You Have a Sacred Place of Being
There is a place for everyone. Everyone is meant to be accepted and invited to share who they are and what they are in a greater circle of mutual respect and belonging. What would the world be like if we could finally fit over our respective I’s/eyes clear, strong lenses that made sure we saw each other and affirmed each other in this way?
We could not violate anyone in such a great circle of belonging, nor would we allow anyone to violate us, or tell us we were something we weren’t. If such an attempt were made, we would easily and definitively assert ourselves, coming from a center of profound identity and self-acceptance.
Honor All Diversity as Expanding Perceptions
Prejudice, racism and denying in any way another’s innate, equal and common humanity would disappear like the dinosaurs. Instead we would welcome and appreciate each other’s core beauty, equal power and unique and sharing gifts.

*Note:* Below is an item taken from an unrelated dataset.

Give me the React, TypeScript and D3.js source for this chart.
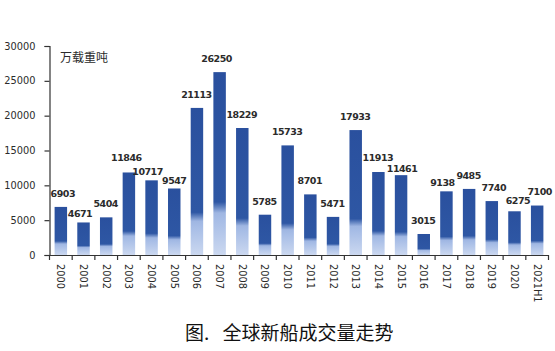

Power struggles would disappear, and the world would bear its great fruit of welcoming the diverse and great gifts we all yearn and are meant to share for everyone’s betterment and well-being. I imagine the phrase, “All for one” as the new language of an endlessly loving, abundant universe – coming from a spiritual understanding that we are all unique and common expressions of the divine, that we are all part of the Source and can well and rightly express infinite power – and freely, wholly create with it from a center of loving to give to the common good.
Meet the Challenge to Trust Yourself and Act Accordingly
We can only assert ourselves when we know and affirm ourselves as spiritual beings of multidimensional, aware consciousness, who are well capable of expressing divine power because we identify ourselves as being able to take full responsibility for it, particularly its outcomes. All that you yearn for regarding love represents your real challenge to assert and accept yourself, trusting (always the great recovery challenge) that your unknown vision will lead you into your great circle of inner belonging.
That is the magic, transformational portal that will offer enough power and courage to lead you to your corresponding outer circle of fulfillment, right relations, creative appreciation, abundance and true joy. Higher, extended balance results and real miracles occur.